[python] 系统监控

每分钟 采集一次linux信息,采集到的数据暂存到本地sqlite

10分钟通过http上报一次

sqlite库中保存7天的过期数据

monitor4a.out是所有输出,monitor4a.log是INFO级别以上的日志(100MB的5个日志文件循环)

python v2.6.6-2.7.8通过,red hat linux

#!/usr/bin/env python
# _*_ coding:UTF-8 _*_
__author__ = 'shanl'
import socket

store_root_dir= "."
configure={
    "domainid":             "BJ",
    "auth_address":         "127.0.0.1:8877",     
    "local_ip":             socket.gethostbyname(socket.gethostname()),
    "auth_service_url":     "/cat/monitor.jsp",
    "db_path":              "%s/monitor4a.db3" % store_root_dir,
    "encoding":             "UTF-8",

    "interval_collection":  60,         #60
    "interval_upload":      60*1,       #60*5
    "interval_overdue":     60*60*24*7, #60*60*24*7

    "logger_out":           "%s/monitor4a.out" % store_root_dir,
    "logger_log":           "%s/monitor4a.log" % store_root_dir,
    "logger_format":        "[%(levelname)s] %(asctime)s [line:%(lineno)d] %(message)s",
    "logger_maxBytes":      100*1024*1024,
    "logger_backupCount":   5,

    "debug":                False,
}

try:
    from os import popen
except:
    from subprocess import popen
import os
import sys
import httplib
import multiprocessing
import time
import sqlite3
from datetime import datetime as dt
from uuid import uuid4 as uuid
from zlib import crc32
import urllib
import logging
from logging.handlers import RotatingFileHandler

#logger config
logging.basicConfig(
    #filename=configure["logger_out"],
    filename=configure["logger_out"],
    level=logging.DEBUG,
    format=configure["logger_format"],
    filemode='w'
)
Rthandler = RotatingFileHandler(
    configure["logger_log"],
    maxBytes=configure["logger_maxBytes"],
    backupCount=configure["logger_backupCount"])
Rthandler.setLevel(logging.INFO)
formatter = logging.Formatter(configure["logger_format"])
Rthandler.setFormatter(formatter)
logging.getLogger('').addHandler(Rthandler)

#monitor main function
def pymain():
    logging.info("waitting...")
    with MonitorDB() as db:
        db.initTables()
        time.sleep(3)

    logging.info("monitor start...")
    p = MonitorTask()
    p.start()

def getUUID():
    return crc32("%s%s" % (uuid(),uuid()))

class MonitorDB():
    __db = None
    __init_sqls = {
        "t_monitor":'''
            create table t_monitor(
                uuid long,
                time varchar(32),
                key varchar(32),
                value varchar(64),
                overdue int
            )
        ''',
    }

    def __init__(self, dbPath=None):
        if not dbPath is None: self.connect(dbPath)
        else: self.connect(configure["db_path"])

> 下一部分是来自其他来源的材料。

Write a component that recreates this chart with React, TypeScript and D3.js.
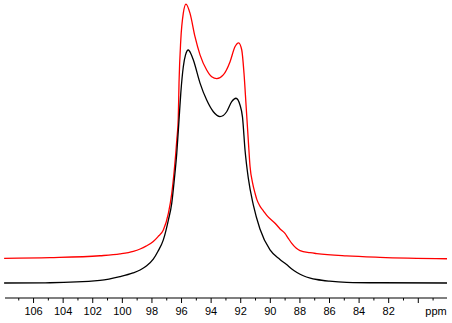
import React, { useEffect, useRef } from 'react';
import * as d3 from 'd3';

// chemical shift (ppm) and intensity, black = lower trace
const blackPpm = [107.99, 104.89, 101.51, 100.16, 99.28, 98.8, 98.4, 97.91, 97.6, 97.23, 96.89, 96.66, 96.49, 96.32, 96.17, 96.05, 95.88, 95.73, 95.54, 95.36, 95.2, 94.75, 94.3, 93.85, 93.4, 92.95, 92.61, 92.32, 92.05, 91.88, 91.71, 91.49, 91.15, 90.7, 90.02, 89.35, 88.9, 88.55, 88.2, 87.77, 87.3, 86.86, 86.0, 84.84, 82.59, 78.06];
const blackInt = [0, 0.1, 1.1, 2.7, 4.3, 5.6, 7.2, 10.2, 13.5, 18.5, 27.0, 34.3, 44.2, 55.8, 70.0, 81.5, 92.8, 97.9, 100, 98.3, 95.7, 85.8, 78.5, 73.5, 71.4, 73.5, 77.8, 79.3, 76.4, 71.2, 57.1, 45.1, 33.5, 23.2, 14.2, 10.1, 7.9, 6.0, 4.5, 3.1, 2.1, 1.5, 0.8, 0.3, 0.1, 0];

// upper (red) trace
const redPpm = [107.99, 104.89, 101.51, 100.16, 99.26, 98.8, 98.4, 97.91, 97.6, 97.23, 96.89, 96.66, 96.49, 96.32, 96.22, 96.17, 96.05, 95.88, 95.7, 95.43, 95.09, 94.75, 94.3, 93.96, 93.62, 93.18, 92.72, 92.39, 92.14, 91.93, 91.78, 91.64, 91.49, 91.37, 91.2, 91.03, 90.92, 90.7, 90.47, 90.24, 89.57, 89.34, 89.01, 88.8, 88.55, 88.26, 87.99, 87.32, 86.86, 84.84, 82.59, 78.06];
const redInt = [10.6, 10.9, 11.7, 12.5, 13.6, 14.6, 15.8, 17.8, 19.8, 22.7, 29.9, 38.5, 48.5, 61.4, 70.8, 85.8, 104.3, 115.8, 119.7, 115.8, 105.7, 97.9, 91.4, 88.5, 87.7, 89.3, 95.0, 101.4, 103.1, 100, 90.1, 76.4, 61.4, 50, 43, 38.5, 36, 33, 31, 29, 24.9, 23.2, 21.3, 19.3, 17.0, 15.0, 13.9, 13.0, 12.6, 11.6, 11.0, 10.4];

const majorTicks = [106, 104, 102, 100, 98, 96, 94, 92, 90, 88, 86, 84, 82, 80];
const minorTicks = [107, 105, 103, 101, 99, 97, 95, 93, 91, 89, 87, 85, 83, 81, 79];
const unitLabel = 'ppm';

const App = () => {
    const ref = useRef<SVGSVGElement>(null);

    useEffect(() => {
        const width = 452;
        const height = 323;
        const svg = d3.select(ref.current)
            .attr('width', width)
            .attr('height', height);

        svg.selectAll('*').remove();

        const x = d3.scaleLinear().domain([107.93, 78.06]).range([5, 447]);
        const y = d3.scaleLinear().domain([0, 100]).range([283, 50]);
        const axisY = 298;

        const line = d3.line<[number, number]>()
            .x(d => x(d[0]))
            .y(d => y(d[1]))
            .curve(d3.curveMonotoneX);

        const series = [
            { ppm: redPpm, val: redInt, color: '#ff0000' },
            { ppm: blackPpm, val: blackInt, color: '#000000' },
        ];

        series.forEach(s => {
            const pts = s.ppm.map((p, i) => [p, s.val[i]] as [number, number]);
            svg.append('path')
                .attr('d', line(pts))
                .attr('fill', 'none')
                .attr('stroke', s.color)
                .attr('stroke-width', 1.3)
                .attr('stroke-linejoin', 'round');
        });

        // axis
        const g = svg.append('g');
        g.append('line')
            .attr('x1', x.range()[0]).attr('x2', x.range()[1])
            .attr('y1', axisY).attr('y2', axisY)
            .attr('stroke', 'black')
            .attr('stroke-width', 1.2);

        g.selectAll('.major')
            .data(majorTicks)
            .enter()
            .append('line')
            .attr('x1', d => x(d)).attr('x2', d => x(d))
            .attr('y1', axisY).attr('y2', axisY + 5)
            .attr('stroke', 'black');

        g.selectAll('.minor')
            .data(minorTicks)
            .enter()
            .append('line')
            .attr('x1', d => x(d)).attr('x2', d => x(d))
            .attr('y1', axisY).attr('y2', axisY + 2.5)
            .attr('stroke', 'black');

        g.selectAll('text')
            .data(majorTicks.filter(d => d !== 80))
            .enter()
            .append('text')
            .text(d => d)
            .attr('x', d => x(d))
            .attr('y', axisY + 17)
            .attr('text-anchor', 'middle')
            .style('font-family', 'Liberation Sans, Arial, sans-serif')
            .style('font-size', '11px');

        g.append('text')
            .text(unitLabel)
            .attr('x', 436)
            .attr('y', axisY + 17)
            .attr('text-anchor', 'middle')
            .style('font-family', 'Liberation Sans, Arial, sans-serif')
            .style('font-size', '11px');
    }, []);

    return (
        <svg ref={ref} style={{ position: 'absolute', left: 0, top: 0, background: 'white' }}></svg>
    );
};

export default App;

    def connect(self, dbPath):
        logging.debug("initialize sqlite3:'%s' done." % dbPath)
        self.__db = sqlite3.connect(dbPath,5)

    def initTables(self):
        notExist = False
        for tn,sql in self.__init_sqls.items():
            cur=self.__db.cursor()
            for i in cur.execute("SELECT COUNT(*) FROM sqlite_master where type='table' and name='%s'" % tn):
                notExist = True if i[0]==0 else False
                break
            cur.close()

            if notExist:
                cur=self.__db.cursor()
                cur.execute(sql)
                cur.close()
            self.__db.commit()
        logging.debug("initialize sqlite3 tables done.")

    def close(self):
        self.__db.close()
        logging.debug("close sqlite3.")

    def save(self,rows):
        try:
            cur = self.__db.cursor()
            cur.executemany("insert into t_monitor (uuid,time,key,value,overdue)values(?,?,?,?,0)", rows)
            cur.close()
            self.__db.commit()
            logging.debug('save success,rows:%s' % rows)
        except Exception as e:
            logging.error('save error:%s,rows:%s.' % (e,rows))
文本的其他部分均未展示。